Ochsner notes another tactic that helped get him through the tough times: “We weren’t shy about it. I stood up in meetings and told salespeople, ‘The reason we have lights on and you have nice, warm coffee is because of the lender down the hall and your support of her. I can’t force you to use her because of the Real Estate Settlement Procedures Act. But I do appreciate you building a relationship with her and giving her an opportunity to work with your buyers,’” he says. “That was a lifesaver. Thank God for ancillary businesses.”

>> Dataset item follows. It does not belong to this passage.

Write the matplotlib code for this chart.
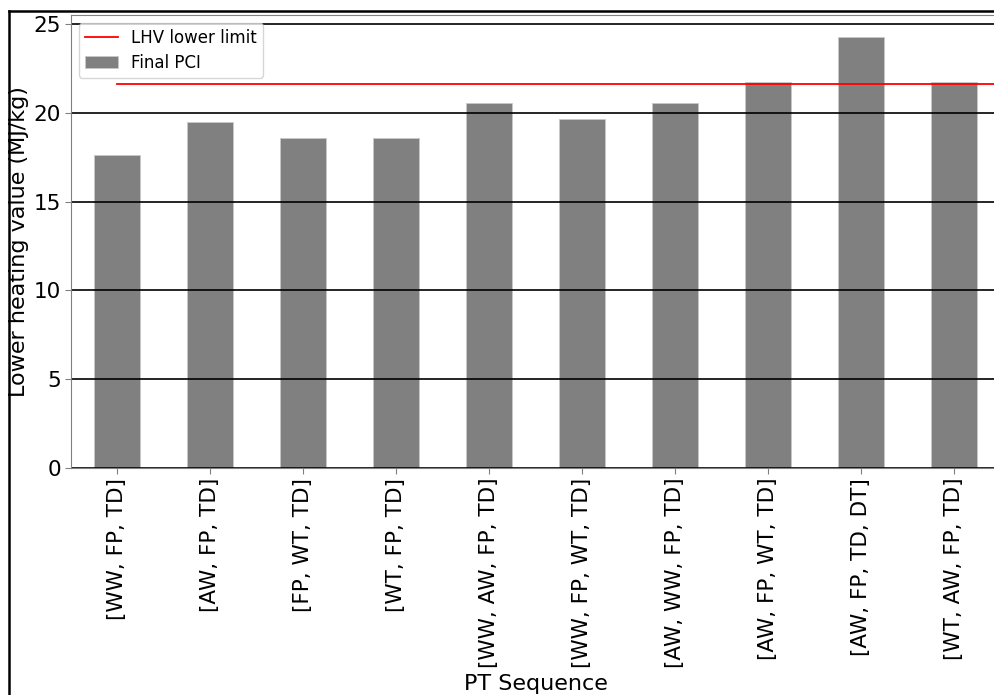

For Jacobi, the biggest lesson has been to be very conscious of his profit and loss statement. “I’m lucky to have multiple offices,” he says. “I can read the P&Ls and see what expenses are out of whack where. At one office, I see garbage pickup is $100, yet it’s $200 at another. It’s harder for individual office owners, but they need to take a hard look at their P&L to see what they’re overspending on.”
A core strength for any real estate brokerage is the long-term memory of team members. “We have to have learned from [the recession],” says Scott “We can’t forget once things start to feel better.” The downturn reinforced for Scott the value of leadership and the need for communication and transparency. “It’s important in our business to truly have leaders in our branch offices,” he says. “Leaders can’t have fear in their eyes. I’ve personally learned the value of providing a high level of communication and transparency to the sales force. They’ll come with you as you change. You simply tell them the truth. You communicate the whys, the wherefores, and the hows, and they’ll join you.”